Aber in der Romantik wird eine Versöhnung von Kunst und Natur lediglich auf der Ebene des ästhetischen Gefühls suggeriert, wird zu einer Sache der distanzierenden Betrachtung. Ästhetik wird zur Konstruktion einer erhabenen Traumwelt, zum Ersatz, neben einer unausweichlichen Wirklichkeit.
Auf den Gipfeln des „reinen“ Gefühls der Sehnsucht nach dem Unendlichen ist Ruh, so könnte man das romantische Versprechen beschreiben, wobei die Poesie zu einer Art Meisterschaft wird, um diesen Gipfel zu erreichen.
Aber der Antagonismus von Kunst und Natur gewinnt sofort an Schärfe, wenn man unter Kunst nicht nur die Ästhetik versteht, sondern die Technik' einbezieht.
Das Problem, dass sich seit dem Mittelalter und der Entwicklung von Technik und Wissenschaft in aller Tiefe auftut, ist der Antagonismus von Konstruktion und Organismus, Technik und Natur. Vor diesem Antagonismus betrachtet, erscheint das ästhetische Gefühls, dass das romantische Denken entwickeln möchte, wie ein ohnmächtiger Versuch einer erneuten Rechtfertigung der Natur.
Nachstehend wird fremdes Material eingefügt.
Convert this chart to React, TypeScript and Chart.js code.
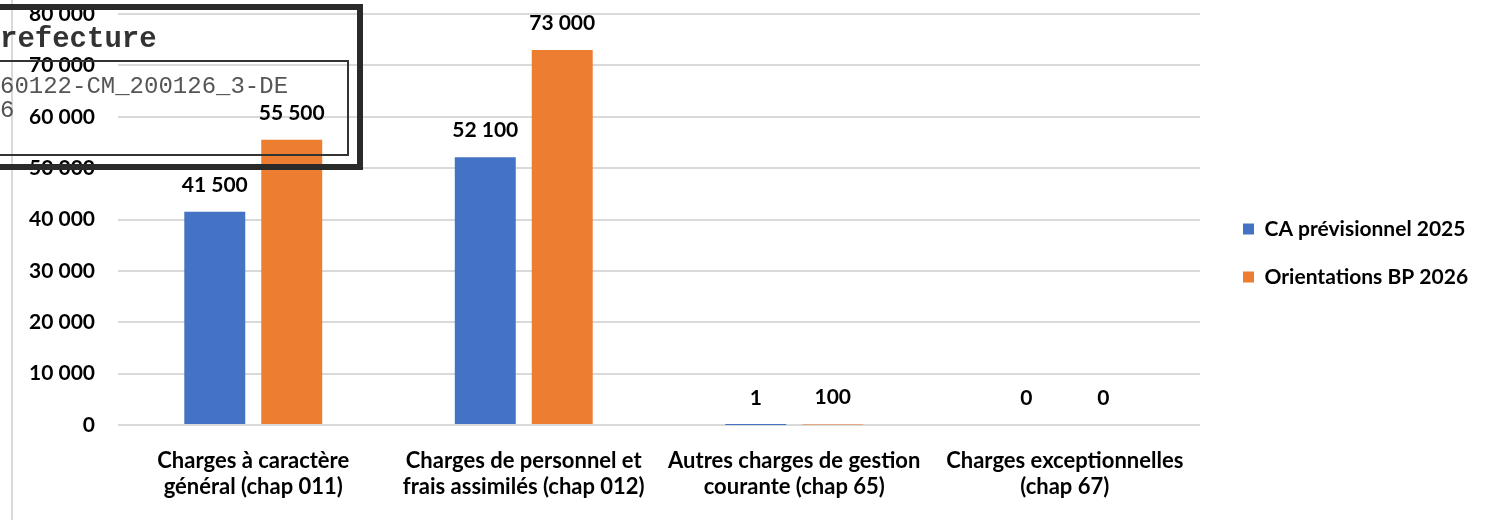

Auch wenn dieser Versuch letztlich ein Ausdruck von Ohnmacht bleibt, so ändert das nichts an der Bedeutung des Problems, das ihm zugrunde liegt und in der Frage mündet, welchen Stellenwert die Natur selbst noch für den Menschen hat, obwohl sie u.U. lediglich nur noch als Material legitimiert erscheint?